**RECORDED INFORMATION**.
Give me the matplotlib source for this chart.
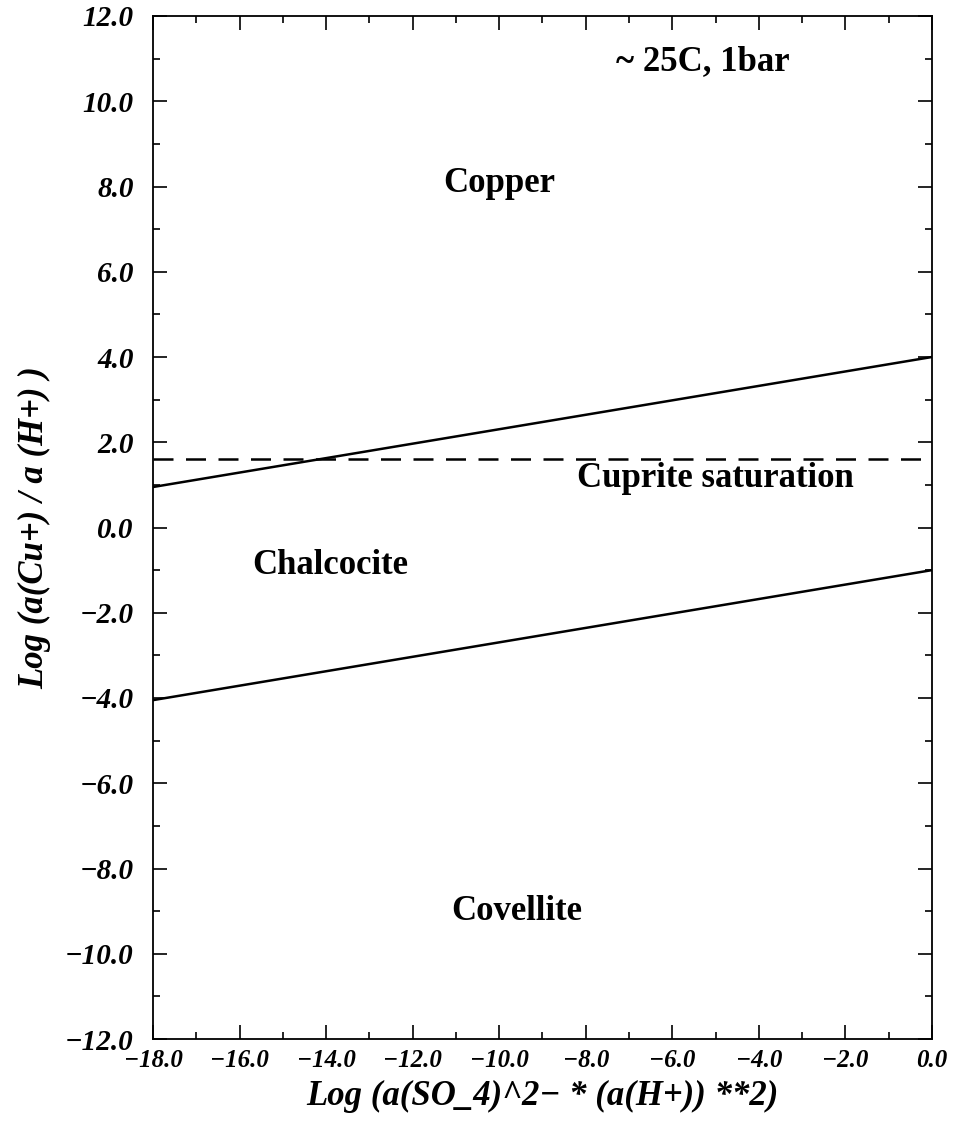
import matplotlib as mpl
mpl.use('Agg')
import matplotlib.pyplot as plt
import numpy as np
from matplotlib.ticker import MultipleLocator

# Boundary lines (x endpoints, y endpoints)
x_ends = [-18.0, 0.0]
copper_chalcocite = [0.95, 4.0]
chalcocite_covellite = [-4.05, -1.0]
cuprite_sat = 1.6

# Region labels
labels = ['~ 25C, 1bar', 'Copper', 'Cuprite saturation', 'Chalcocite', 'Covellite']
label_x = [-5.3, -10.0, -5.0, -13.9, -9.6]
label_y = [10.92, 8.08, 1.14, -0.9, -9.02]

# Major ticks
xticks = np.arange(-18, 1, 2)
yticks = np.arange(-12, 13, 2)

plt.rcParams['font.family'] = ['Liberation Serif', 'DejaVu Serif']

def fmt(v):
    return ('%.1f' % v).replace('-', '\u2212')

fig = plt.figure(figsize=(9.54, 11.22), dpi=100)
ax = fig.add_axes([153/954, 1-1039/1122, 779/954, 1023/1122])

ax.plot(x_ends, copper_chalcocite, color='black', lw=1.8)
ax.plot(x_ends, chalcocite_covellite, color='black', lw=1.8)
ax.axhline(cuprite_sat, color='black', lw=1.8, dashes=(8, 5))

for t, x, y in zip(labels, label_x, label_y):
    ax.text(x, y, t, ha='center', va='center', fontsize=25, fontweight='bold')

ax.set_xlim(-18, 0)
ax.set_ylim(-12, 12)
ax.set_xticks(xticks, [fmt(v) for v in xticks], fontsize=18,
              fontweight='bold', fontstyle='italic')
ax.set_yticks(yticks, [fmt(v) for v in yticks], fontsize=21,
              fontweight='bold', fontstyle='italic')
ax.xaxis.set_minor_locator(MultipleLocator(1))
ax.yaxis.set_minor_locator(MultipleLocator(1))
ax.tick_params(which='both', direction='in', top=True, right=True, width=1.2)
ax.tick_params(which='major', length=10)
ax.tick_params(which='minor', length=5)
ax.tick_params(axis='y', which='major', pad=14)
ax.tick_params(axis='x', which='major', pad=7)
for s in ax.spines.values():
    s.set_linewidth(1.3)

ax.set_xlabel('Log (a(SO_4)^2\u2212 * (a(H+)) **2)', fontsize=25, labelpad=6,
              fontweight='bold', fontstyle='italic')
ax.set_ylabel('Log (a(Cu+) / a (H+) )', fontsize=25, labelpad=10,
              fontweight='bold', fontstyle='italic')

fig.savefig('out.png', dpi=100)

**WORK TO DO**. Write the material out again exactly as it appears, dropping the pictures.

**EXPECTED ANSWER**.
Give me the matplotlib source for this chart.
import matplotlib as mpl
mpl.use('Agg')
import matplotlib.pyplot as plt
import numpy as np
from matplotlib.ticker import MultipleLocator

# Boundary lines (x endpoints, y endpoints)
x_ends = [-18.0, 0.0]
copper_chalcocite = [0.95, 4.0]
chalcocite_covellite = [-4.05, -1.0]
cuprite_sat = 1.6

# Region labels
labels = ['~ 25C, 1bar', 'Copper', 'Cuprite saturation', 'Chalcocite', 'Covellite']
label_x = [-5.3, -10.0, -5.0, -13.9, -9.6]
label_y = [10.92, 8.08, 1.14, -0.9, -9.02]

# Major ticks
xticks = np.arange(-18, 1, 2)
yticks = np.arange(-12, 13, 2)

plt.rcParams['font.family'] = ['Liberation Serif', 'DejaVu Serif']

def fmt(v):
    return ('%.1f' % v).replace('-', '\u2212')

fig = plt.figure(figsize=(9.54, 11.22), dpi=100)
ax = fig.add_axes([153/954, 1-1039/1122, 779/954, 1023/1122])

ax.plot(x_ends, copper_chalcocite, color='black', lw=1.8)
ax.plot(x_ends, chalcocite_covellite, color='black', lw=1.8)
ax.axhline(cuprite_sat, color='black', lw=1.8, dashes=(8, 5))

for t, x, y in zip(labels, label_x, label_y):
    ax.text(x, y, t, ha='center', va='center', fontsize=25, fontweight='bold')

ax.set_xlim(-18, 0)
ax.set_ylim(-12, 12)
ax.set_xticks(xticks, [fmt(v) for v in xticks], fontsize=18,
              fontweight='bold', fontstyle='italic')
ax.set_yticks(yticks, [fmt(v) for v in yticks], fontsize=21,
              fontweight='bold', fontstyle='italic')
ax.xaxis.set_minor_locator(MultipleLocator(1))
ax.yaxis.set_minor_locator(MultipleLocator(1))
ax.tick_params(which='both', direction='in', top=True, right=True, width=1.2)
ax.tick_params(which='major', length=10)
ax.tick_params(which='minor', length=5)
ax.tick_params(axis='y', which='major', pad=14)
ax.tick_params(axis='x', which='major', pad=7)
for s in ax.spines.values():
    s.set_linewidth(1.3)

ax.set_xlabel('Log (a(SO_4)^2\u2212 * (a(H+)) **2)', fontsize=25, labelpad=6,
              fontweight='bold', fontstyle='italic')
ax.set_ylabel('Log (a(Cu+) / a (H+) )', fontsize=25, labelpad=10,
              fontweight='bold', fontstyle='italic')

fig.savefig('out.png', dpi=100)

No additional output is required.